▸ Data block:
........

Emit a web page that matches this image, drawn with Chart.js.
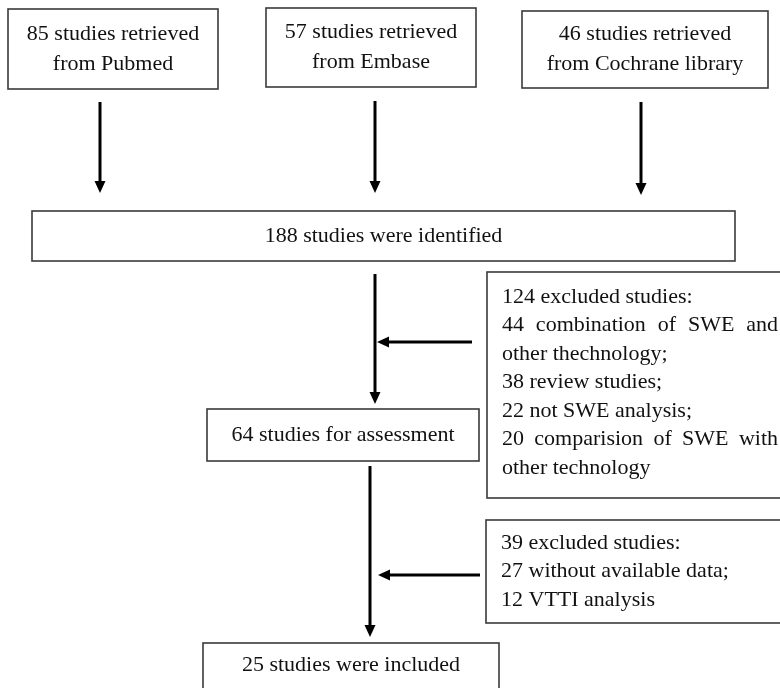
<!DOCTYPE html>
<html lang="en">
<head>
    <meta charset="UTF-8">
    <title>Study selection flow</title>
    <style>
        body { margin: 0; background: #fff; }
        #wrap { width: 780px; height: 688px; }
    </style>
    <script src="https://cdn.jsdelivr.net/npm/chart.js"></script>
</head>
<body>
    <div id="wrap"><canvas id="flow" width="780" height="688"></canvas></div>

    <script>
        // content of the flow diagram
        const sourceCounts = [85, 57, 46];
        const sourceNames = ['Pubmed', 'Embase', 'Cochrane library'];
        const identifiedCount = 188;
        const excluded1Total = 124;
        const excluded1Counts = [44, 38, 22, 20];
        const excluded1Reasons = ['combination of SWE and other thechnology', 'review studies', 'not SWE analysis', 'comparision of SWE with other technology'];
        const assessedCount = 64;
        const excluded2Total = 39;
        const excluded2Counts = [27, 12];
        const excluded2Reasons = ['without available data', 'VTTI analysis'];
        const includedCount = 25;

        // page layout (in canvas units, mapped through hidden linear scales)
        const layout = {
            sources: [[8, 9, 218, 89], [266, 8, 476, 87], [522, 11, 768, 88]],
            identified: [32, 211, 735, 261],
            assessed: [207, 409, 479, 461],
            excluded1: [487, 272, 800, 498],
            excluded2: [486, 520, 800, 623],
            included: [203, 643, 499, 720],
            arrows: [
                [100, 102, 100, 193], [375, 101, 375, 193], [641, 102, 641, 195],
                [375, 274, 375, 404], [472, 342, 377, 342],
                [370, 466, 370, 637], [480, 575, 378, 575]
            ]
        };

        const FONT = '22px "Liberation Serif", "Times New Roman", serif';

        function lines1() {
            // the long lines wrap like the original justified block
            return [
                { t: excluded1Total + ' excluded studies:' },
                { t: excluded1Counts[0] + ' combination of SWE and', j: true },
                { t: 'other thechnology;' },
                { t: excluded1Counts[1] + ' ' + excluded1Reasons[1] + ';' },
                { t: excluded1Counts[2] + ' ' + excluded1Reasons[2] + ';' },
                { t: excluded1Counts[3] + ' comparision of SWE with', j: true },
                { t: 'other technology' }
            ];
        }

        function lines2() {
            return [
                { t: excluded2Total + ' excluded studies:' },
                { t: excluded2Counts[0] + ' ' + excluded2Reasons[0] + ';' },
                { t: excluded2Counts[1] + ' ' + excluded2Reasons[1] }
            ];
        }

        const flowPlugin = {
            id: 'flow',
            afterDraw(chart) {
                const ctx = chart.ctx;
                const sx = chart.scales.x, sy = chart.scales.y;
                const px = v => sx.getPixelForValue(v);
                const py = v => sy.getPixelForValue(v);

                function box(b) {
                    ctx.save();
                    ctx.strokeStyle = '#3a3a3a';
                    ctx.lineWidth = 1.6;
                    ctx.strokeRect(px(b[0]), py(b[1]), px(b[2]) - px(b[0]), py(b[3]) - py(b[1]));
                    ctx.restore();
                }

                function centered(text, x, y) {
                    ctx.save();
                    ctx.font = FONT;
                    ctx.fillStyle = '#111';
                    ctx.textAlign = 'center';
                    ctx.textBaseline = 'middle';
                    ctx.fillText(text, px(x), py(y));
                    ctx.restore();
                }

                function block(lines, x, right, y0, step) {
                    ctx.save();
                    ctx.font = FONT;
                    ctx.fillStyle = '#111';
                    ctx.textAlign = 'left';
                    ctx.textBaseline = 'middle';
                    lines.forEach((ln, i) => {
                        const y = py(y0 + i * step);
                        if (!ln.j) {
                            ctx.fillText(ln.t, px(x), y);
                            return;
                        }
                        const words = ln.t.split(' ');
                        const wsum = words.reduce((s, w) => s + ctx.measureText(w).width, 0);
                        const gap = (px(right) - px(x) - wsum) / (words.length - 1);
                        let cx = px(x);
                        words.forEach(w => {
                            ctx.fillText(w, cx, y);
                            cx += ctx.measureText(w).width + gap;
                        });
                    });
                    ctx.restore();
                }

                function arrow(a) {
                    const x1 = px(a[0]), y1 = py(a[1]), x2 = px(a[2]), y2 = py(a[3]);
                    const ang = Math.atan2(y2 - y1, x2 - x1);
                    const len = 12, half = 5.5;
                    ctx.save();
                    ctx.strokeStyle = '#000';
                    ctx.fillStyle = '#000';
                    ctx.lineWidth = 3;
                    ctx.beginPath();
                    ctx.moveTo(x1, y1);
                    ctx.lineTo(x2 - Math.cos(ang) * len * 0.8, y2 - Math.sin(ang) * len * 0.8);
                    ctx.stroke();
                    ctx.beginPath();
                    ctx.moveTo(x2, y2);
                    ctx.lineTo(x2 - Math.cos(ang) * len - Math.sin(ang) * half, y2 - Math.sin(ang) * len + Math.cos(ang) * half);
                    ctx.lineTo(x2 - Math.cos(ang) * len + Math.sin(ang) * half, y2 - Math.sin(ang) * len - Math.cos(ang) * half);
                    ctx.closePath();
                    ctx.fill();
                    ctx.restore();
                }

                layout.sources.forEach((b, i) => {
                    box(b);
                    const cx = (b[0] + b[2]) / 2, cy = (b[1] + b[3]) / 2;
                    centered(sourceCounts[i] + ' studies retrieved', cx, cy - 15);
                    centered('from ' + sourceNames[i], cx, cy + 15);
                });

                let b = layout.identified;
                box(b);
                centered(identifiedCount + ' studies were identified', (b[0] + b[2]) / 2, (b[1] + b[3]) / 2);

                b = layout.assessed;
                box(b);
                centered(assessedCount + ' studies for assessment', (b[0] + b[2]) / 2, (b[1] + b[3]) / 2);

                b = layout.excluded1;
                box(b);
                block(lines1(), b[0] + 15, 778, b[1] + 25, 28.5);

                b = layout.excluded2;
                box(b);
                block(lines2(), b[0] + 15, 778, b[1] + 23, 28.5);

                b = layout.included;
                box(b);
                centered(includedCount + ' studies were included', (b[0] + b[2]) / 2, 665);

                layout.arrows.forEach(arrow);
            }
        };

        window.onload = function() {
            const ctx = document.getElementById('flow').getContext('2d');
            new Chart(ctx, {
                type: 'scatter',
                data: { datasets: [{ data: [] }] },
                options: {
                    responsive: false,
                    animation: false,
                    layout: { padding: 0 },
                    plugins: { legend: { display: false }, tooltip: { enabled: false } },
                    scales: {
                        x: { type: 'linear', min: 0, max: 780, display: false },
                        y: { type: 'linear', min: 0, max: 688, reverse: true, display: false }
                    }
                },
                plugins: [flowPlugin]
            });
        };
    </script>
</body>
</html>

........

▸ Your objective: With the pictures left out, transcribe the material exactly.

▸ Final result:
Emit a web page that matches this image, drawn with Chart.js.
<!DOCTYPE html>
<html lang="en">
<head>
    <meta charset="UTF-8">
    <title>Study selection flow</title>
    <style>
        body { margin: 0; background: #fff; }
        #wrap { width: 780px; height: 688px; }
    </style>
    <script src="https://cdn.jsdelivr.net/npm/chart.js"></script>
</head>
<body>
    <div id="wrap"><canvas id="flow" width="780" height="688"></canvas></div>

    <script>
        // content of the flow diagram
        const sourceCounts = [85, 57, 46];
        const sourceNames = ['Pubmed', 'Embase', 'Cochrane library'];
        const identifiedCount = 188;
        const excluded1Total = 124;
        const excluded1Counts = [44, 38, 22, 20];
        const excluded1Reasons = ['combination of SWE and other thechnology', 'review studies', 'not SWE analysis', 'comparision of SWE with other technology'];
        const assessedCount = 64;
        const excluded2Total = 39;
        const excluded2Counts = [27, 12];
        const excluded2Reasons = ['without available data', 'VTTI analysis'];
        const includedCount = 25;

        // page layout (in canvas units, mapped through hidden linear scales)
        const layout = {
            sources: [[8, 9, 218, 89], [266, 8, 476, 87], [522, 11, 768, 88]],
            identified: [32, 211, 735, 261],
            assessed: [207, 409, 479, 461],
            excluded1: [487, 272, 800, 498],
            excluded2: [486, 520, 800, 623],
            included: [203, 643, 499, 720],
            arrows: [
                [100, 102, 100, 193], [375, 101, 375, 193], [641, 102, 641, 195],
                [375, 274, 375, 404], [472, 342, 377, 342],
                [370, 466, 370, 637], [480, 575, 378, 575]
            ]
        };

        const FONT = '22px "Liberation Serif", "Times New Roman", serif';

        function lines1() {
            // the long lines wrap like the original justified block
            return [
                { t: excluded1Total + ' excluded studies:' },
                { t: excluded1Counts[0] + ' combination of SWE and', j: true },
                { t: 'other thechnology;' },
                { t: excluded1Counts[1] + ' ' + excluded1Reasons[1] + ';' },
                { t: excluded1Counts[2] + ' ' + excluded1Reasons[2] + ';' },
                { t: excluded1Counts[3] + ' comparision of SWE with', j: true },
                { t: 'other technology' }
            ];
        }

        function lines2() {
            return [
                { t: excluded2Total + ' excluded studies:' },
                { t: excluded2Counts[0] + ' ' + excluded2Reasons[0] + ';' },
                { t: excluded2Counts[1] + ' ' + excluded2Reasons[1] }
            ];
        }

        const flowPlugin = {
            id: 'flow',
            afterDraw(chart) {
                const ctx = chart.ctx;
                const sx = chart.scales.x, sy = chart.scales.y;
                const px = v => sx.getPixelForValue(v);
                const py = v => sy.getPixelForValue(v);

                function box(b) {
                    ctx.save();
                    ctx.strokeStyle = '#3a3a3a';
                    ctx.lineWidth = 1.6;
                    ctx.strokeRect(px(b[0]), py(b[1]), px(b[2]) - px(b[0]), py(b[3]) - py(b[1]));
                    ctx.restore();
                }

                function centered(text, x, y) {
                    ctx.save();
                    ctx.font = FONT;
                    ctx.fillStyle = '#111';
                    ctx.textAlign = 'center';
                    ctx.textBaseline = 'middle';
                    ctx.fillText(text, px(x), py(y));
                    ctx.restore();
                }

                function block(lines, x, right, y0, step) {
                    ctx.save();
                    ctx.font = FONT;
                    ctx.fillStyle = '#111';
                    ctx.textAlign = 'left';
                    ctx.textBaseline = 'middle';
                    lines.forEach((ln, i) => {
                        const y = py(y0 + i * step);
                        if (!ln.j) {
                            ctx.fillText(ln.t, px(x), y);
                            return;
                        }
                        const words = ln.t.split(' ');
                        const wsum = words.reduce((s, w) => s + ctx.measureText(w).width, 0);
                        const gap = (px(right) - px(x) - wsum) / (words.length - 1);
                        let cx = px(x);
                        words.forEach(w => {
                            ctx.fillText(w, cx, y);
                            cx += ctx.measureText(w).width + gap;
                        });
                    });
                    ctx.restore();
                }

                function arrow(a) {
                    const x1 = px(a[0]), y1 = py(a[1]), x2 = px(a[2]), y2 = py(a[3]);
                    const ang = Math.atan2(y2 - y1, x2 - x1);
                    const len = 12, half = 5.5;
                    ctx.save();
                    ctx.strokeStyle = '#000';
                    ctx.fillStyle = '#000';
                    ctx.lineWidth = 3;
                    ctx.beginPath();
                    ctx.moveTo(x1, y1);
                    ctx.lineTo(x2 - Math.cos(ang) * len * 0.8, y2 - Math.sin(ang) * len * 0.8);
                    ctx.stroke();
                    ctx.beginPath();
                    ctx.moveTo(x2, y2);
                    ctx.lineTo(x2 - Math.cos(ang) * len - Math.sin(ang) * half, y2 - Math.sin(ang) * len + Math.cos(ang) * half);
                    ctx.lineTo(x2 - Math.cos(ang) * len + Math.sin(ang) * half, y2 - Math.sin(ang) * len - Math.cos(ang) * half);
                    ctx.closePath();
                    ctx.fill();
                    ctx.restore();
                }

                layout.sources.forEach((b, i) => {
                    box(b);
                    const cx = (b[0] + b[2]) / 2, cy = (b[1] + b[3]) / 2;
                    centered(sourceCounts[i] + ' studies retrieved', cx, cy - 15);
                    centered('from ' + sourceNames[i], cx, cy + 15);
                });

                let b = layout.identified;
                box(b);
                centered(identifiedCount + ' studies were identified', (b[0] + b[2]) / 2, (b[1] + b[3]) / 2);

                b = layout.assessed;
                box(b);
                centered(assessedCount + ' studies for assessment', (b[0] + b[2]) / 2, (b[1] + b[3]) / 2);

                b = layout.excluded1;
                box(b);
                block(lines1(), b[0] + 15, 778, b[1] + 25, 28.5);

                b = layout.excluded2;
                box(b);
                block(lines2(), b[0] + 15, 778, b[1] + 23, 28.5);

                b = layout.included;
                box(b);
                centered(includedCount + ' studies were included', (b[0] + b[2]) / 2, 665);

                layout.arrows.forEach(arrow);
            }
        };

        window.onload = function() {
            const ctx = document.getElementById('flow').getContext('2d');
            new Chart(ctx, {
                type: 'scatter',
                data: { datasets: [{ data: [] }] },
                options: {
                    responsive: false,
                    animation: false,
                    layout: { padding: 0 },
                    plugins: { legend: { display: false }, tooltip: { enabled: false } },
                    scales: {
                        x: { type: 'linear', min: 0, max: 780, display: false },
                        y: { type: 'linear', min: 0, max: 688, reverse: true, display: false }
                    }
                },
                plugins: [flowPlugin]
            });
        };
    </script>
</body>
</html>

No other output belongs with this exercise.